Hurtubise was a fan favorite, known as “Herk” for Hercules, and there is a very real chance his death could have altered the future of auto racing.  Several major papers were already calling for an end to the Indy 500.  But he hung on day-after-day as the newspapers reported his progress.  Finally Herk seemed to turn the corner and doctors began rebuilding his body with skin grafts.  They asked how he wanted his hands shaped, the grafts allowing for little movement once the hands were formed.  "Just make 'em so I can hold a steering wheel," he said.

Herk would somehow be back to start the ’65 Champ Car season with a fourth at Phoenix and would qualify for the Indy 500.  But he would never win another Indy car race.  He did, however, win the Atlanta 500 in 1966.

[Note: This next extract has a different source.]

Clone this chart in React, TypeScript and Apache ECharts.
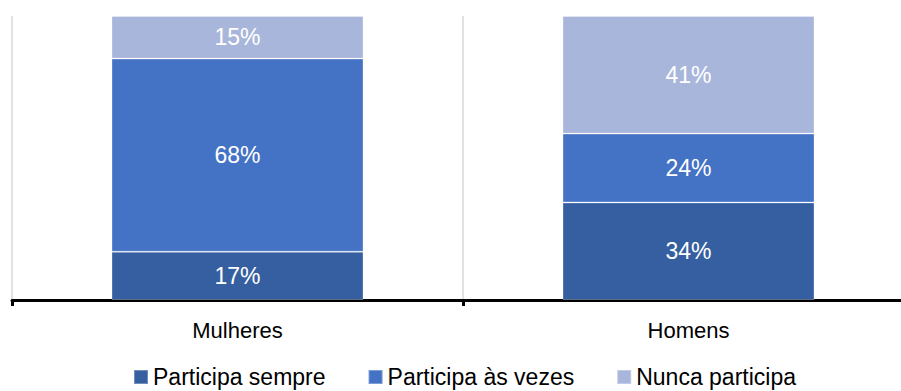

RICHIE GINTHER IN THE FORD GT40
Oh yeah.  Le Mans is being run this this weekend too and my most vivid of that race dates back to 1964 as well.  Le Mans came several weeks after Milwaukee back then.  It was the first year for Ford to challenge Ferrari, which had won the race four years in a row.  It’s a story well told by A. J. Baime in his book Go Like Hell: Ford, Ferrari, and Their Battle for Speed and Glory at Le Mans.  The start and finish was being shown live on Detroit TV and I was watching the tiny black-and-white television in my parent’s room.  At the time they still did the  famous Le Mans start, were drivers stood on one side of the track and ran to their cars at 4 p.m., jumped in and pulled away.  As expected, John Surtees led the first lap in a Ferrari.  By the second lap the announcers were screaming.  There were only a couple of cameras around the track and the announcers were getting their information by telephone, the cars long past the reporter’s position by the time their information was relayed to viewers.  Suddenly there was Richie Ginther, storming onto the front stretch.  Even in B&W it was a beautiful car, the white GT40 with the blue hood -- America's racing colors.  Just like my slot car.  Shortly thereafter the coverage was over and I had to wait 24 hours to find out the Fords had long since gone to hell, except for a lone Cobra that won the GT class and finished fourth overall driven by Dan Gurney.  It would be another couple of years until Ford was able to top Ferrari overall, but it will always be the first year I remember most.